Recently I’ve started to think of Pepi in different terms. Whereas before I thought of how sad it was that he wasn’t around to see us graduate and go on to do great things, now I had started to appreciate the fact that he had forced me to be so critical of the world around me. I’ll never get to talk to him but he will live on in his ideas.
Maybe if they make a movie about Pepi one day (and they should) these would be some of the film stills, perhaps shown at the end of the movie:
Today I attended a hilarious round table discussion at UMass Boston entitled “Fake News, Alternative Facts and Trump Speak.” It was a talk given by Professor Charles Meyer, the first professor I ever had in my masters degree.
It was Professor Meyer’s class that I had directly after Pepi’s death had been announced and it was in his class where we all enjoyed one last hilarious Pepi story. We all went around the room and talked about our experiences with Pepi.

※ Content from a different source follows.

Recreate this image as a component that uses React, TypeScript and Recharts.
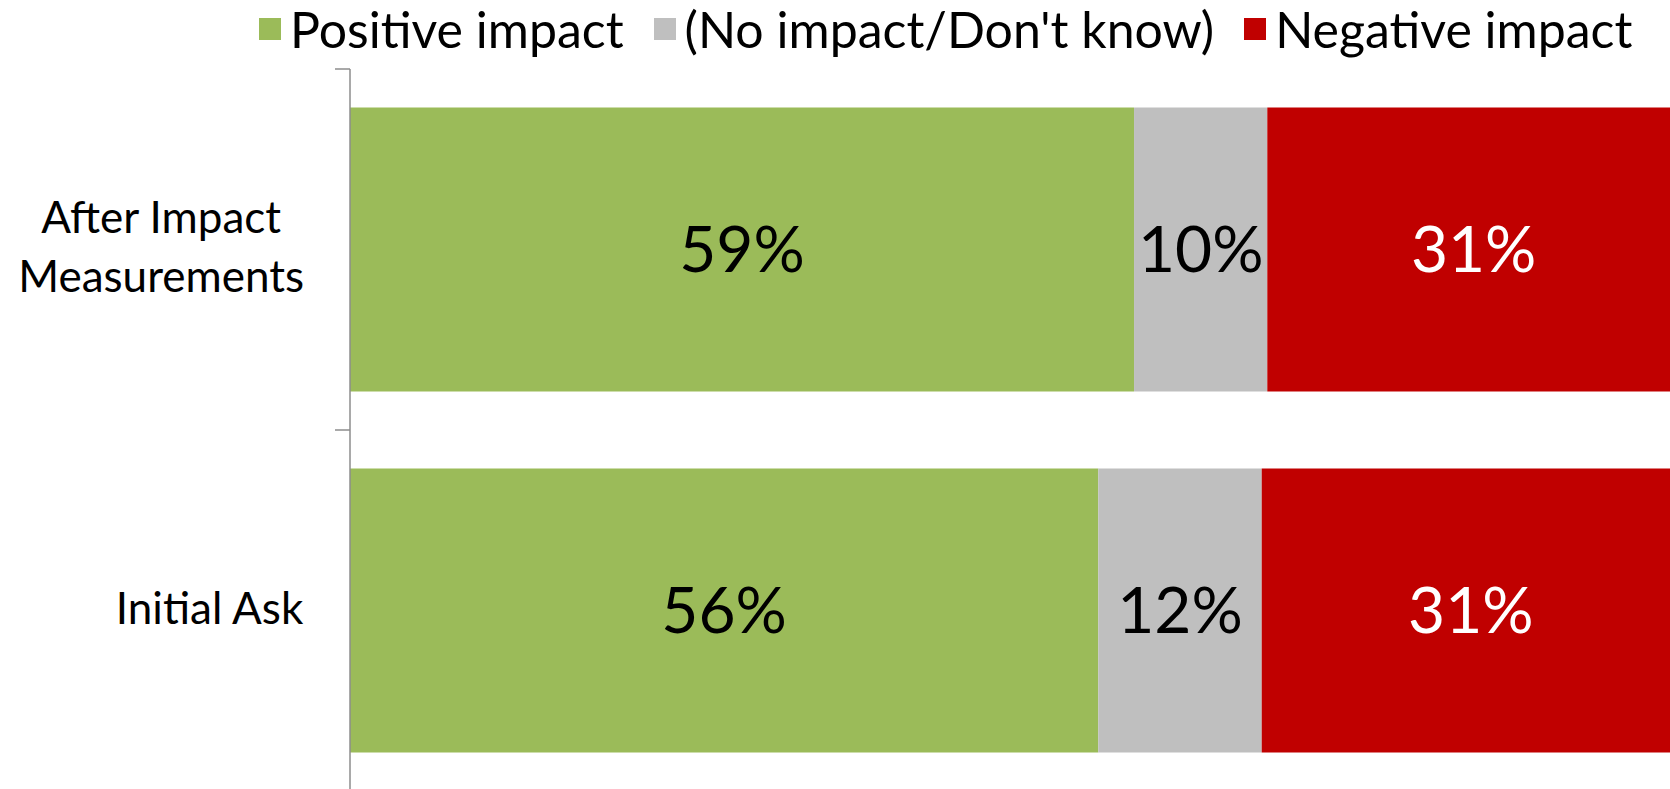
import { BarChart, Bar, XAxis, YAxis, Legend, LabelList } from 'recharts'

const categories = ['After Impact Measurements', 'Initial Ask']
const categoryLines = [['After Impact', 'Measurements'], ['Initial Ask']]
const positive = [58.95, 56.26]
const neutral = [10.02, 12.29]
const negative = [31.03, 31.45]

const seriesNames = ['Positive impact', "(No impact/Don't know)", 'Negative impact']
const colors = ['#9BBB59', '#BFBFBF', '#C00000']

const data = categories.map((name, i) => ({
  name,
  positive: positive[i],
  neutral: neutral[i],
  negative: negative[i],
}))

const FONT = 'Lato, "Open Sans", sans-serif'

let ctx: CanvasRenderingContext2D | null = null
function textWidth(s: string, size: number) {
  if (!ctx) ctx = document.createElement('canvas').getContext('2d')
  if (!ctx) return s.length * size * 0.5
  ctx.font = `${size}px Lato`
  return ctx.measureText(s).width
}

const CategoryTick = (props: any) => {
  const { x, y, payload, index } = props
  const half = payload.offset || 180.5
  const idx = categories.indexOf(payload.value)
  const lines = categoryLines[idx >= 0 ? idx : index] || [String(payload.value)]
  const size = 44
  const lineH = 59
  const right = x - 46
  const maxW = Math.max(...lines.map((l) => textWidth(l, size)))
  const cx = right - maxW / 2
  const first = y + 13 - ((lines.length - 1) * lineH) / 2
  return (
    <g>
      <line x1={x - 15} x2={x} y1={y - half} y2={y - half} stroke="#8C8C8C" strokeWidth={1.5} />
      {index === categories.length - 1 && (
        <line x1={x - 15} x2={x} y1={y + half} y2={y + half} stroke="#8C8C8C" strokeWidth={1.5} />
      )}
      {lines.map((l, i) => (
        <text key={i} x={cx} y={first + i * lineH} textAnchor="middle" fontFamily={FONT} fontSize={size} fill="#000">
          {l}
        </text>
      ))}
    </g>
  )
}

const renderLegend = (props: any) => {
  const items = [...(props.payload || [])].sort(
    (a: any, b: any) => seriesNames.indexOf(a.value) - seriesNames.indexOf(b.value)
  )
  return (
    <div style={{ display: 'flex', alignItems: 'center', fontFamily: FONT, fontSize: 50, color: '#000' }}>
      {items.map((item: any) => (
        <div key={item.value} style={{ display: 'flex', alignItems: 'center', marginRight: 30 }}>
          <span style={{ display: 'inline-block', width: 22, height: 22, background: item.color, marginRight: 9 }} />
          <span>{item.value}</span>
        </div>
      ))}
    </div>
  )
}

const pct = (v: any) => `${Math.round(Number(v))}%`

export default function App() {
  return (
    <div style={{ position: 'fixed', left: 0, top: 0, width: 1670, height: 789, overflow: 'hidden', background: '#fff' }}>
      <BarChart
        width={1690}
        height={800}
        data={data}
        layout="vertical"
        margin={{ top: 69, right: 10, bottom: 9, left: 0 }}
        barCategoryGap="10.67%"
      >
        <XAxis type="number" domain={[0, 100]} hide />
        <YAxis
          type="category"
          dataKey="name"
          width={350}
          axisLine={{ stroke: '#8C8C8C', strokeWidth: 1.5 }}
          tickLine={false}
          tickSize={0}
          tickMargin={0}
          tick={<CategoryTick />}
          interval={0}
        />
        <Legend
          layout="horizontal"
          verticalAlign="middle"
          align="center"
          itemSorter={null as any}
          wrapperStyle={{ top: -1, left: 259, width: 1420 }}
          content={renderLegend}
        />
        <Bar dataKey="positive" stackId="a" name={seriesNames[0]} fill={colors[0]} isAnimationActive={false}>
          <LabelList dataKey="positive" position="center" formatter={pct} fill="#000" fontSize={64} fontFamily={FONT} />
        </Bar>
        <Bar dataKey="neutral" stackId="a" name={seriesNames[1]} fill={colors[1]} isAnimationActive={false}>
          <LabelList dataKey="neutral" position="center" formatter={pct} fill="#000" fontSize={64} fontFamily={FONT} />
        </Bar>
        <Bar dataKey="negative" stackId="a" name={seriesNames[2]} fill={colors[2]} isAnimationActive={false}>
          <LabelList dataKey="negative" position="center" formatter={pct} fill="#fff" fontSize={64} fontFamily={FONT} />
        </Bar>
      </BarChart>
    </div>
  )
}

I shared how Pepi had always said that Chuck Meyer wrote a book about the word “the” and he’d rather die than read a book about the word “the.” It was Pepi’s weird way of showing us that linguistics was pretty multifaceted and that yeah, there were corpus linguists like Professor Meyer but there were also applied linguists like Pepi who looked at language from a political standpoint.
Professor Meyer laughed at this anecdote and said “I never wrote a book about the word ‘the.'” I guess it was Pepi, still ribbing us even after he had passed away. That story always makes me laugh.
Professor Meyer’s talk was pretty much like fertilizer for any kind of linguistically geared mind. He had found a linguistic corpora of Trump’s previous speeches and Twitter transmissions and had done frequency searches on Trump’s childish nicknames for Marco Rubio and Jeb Bush. He looked at Trump from a purely linguistic point of view, veering slyly into political commentary. At one point he goes “I was going to show YouTube clips of Trump, but I choose sound files so we don’t have to look at him.” Here are some photos I snapped with my crappy phone camera:
The talk had a work sheet and featured the slide with the alien endorsing Clinton for president. The whole thing was so much fun and so engaging.
I thought the whole time about the quote from E.M. Forster, about how all of those people in the Pensione Bertollini had been unique in their own way and in equal measure, the people I met at UMass Boston in the Applied Linguistics program were also unique in their own ways. In their own special ways. One man who talks about cats, who lies about another man writing a book about the word “the.” Another person using classical linguistic analysis methods to dissect the language of what is surely a mad man.
Not bad for a place I choose to go to because it was near work and cheap. That’s another lesson. High expectations are meant to be dashed but having no expectations mean that they cannot be dashed.